FREEPORT, Maine _With spring, and a busy lambing season around the corner, sheep farmers are starting to start shear their flocks, but experts say farmers often can't find the trained help they need.
"Every year people say I can't find a shearer, or my shearer is not available, or any shearer is not available," says Richard Brzozowski,  a small ruminant specialist with University of Maine  Cooperative Extension. He says as farming continues to grow a shearing skills gap is starting to be noticed, and with money to be made from perfect fleeces, it's not something just anyone should attempt.

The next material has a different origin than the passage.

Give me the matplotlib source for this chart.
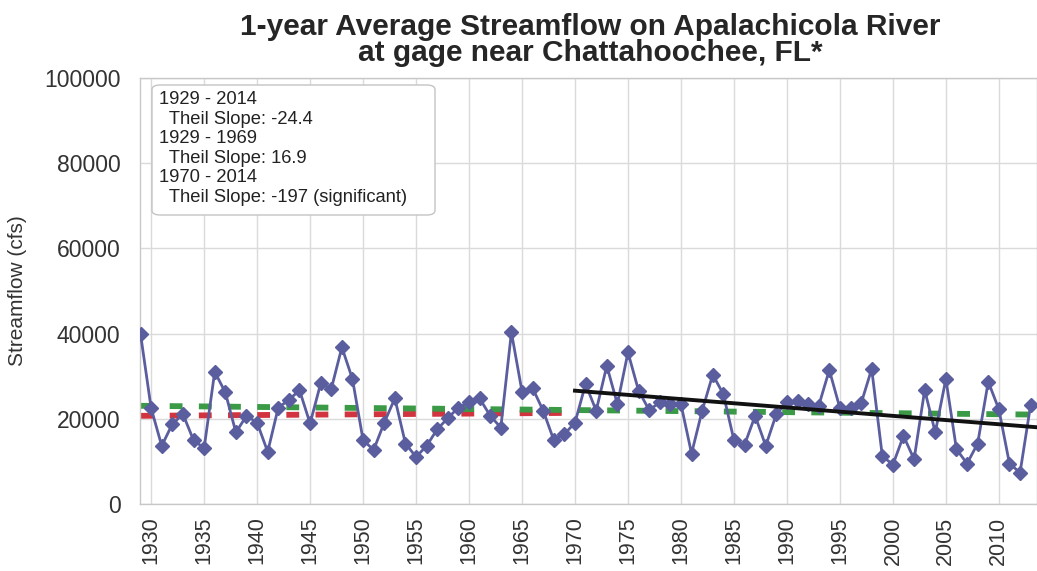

"Everybody that has sheep wants to have good quality wool or the highest quality wool they can," says Brzozowski, "and if the shearer doesn't know what he or she is doing they can mess up a nice fleece pretty quickly."

But with a dearth of professional shearers in Maine, Cooperative Extension and the Maine Sheepbreeders Association are offering a series of shearing classes this spring to teach the art. Brzozowski says the introductory class, held over the weekend at Wolf's Neck Farm in Freeport, sold out quickly.

Subsequent classes are scheduled though April, including a blade shearing class  which teaches how to shear without electricity.

Professional shearers negotiate a price per sheep, and can earn upwards of $70 per hour, with each sheep shorn in a matter of minutes.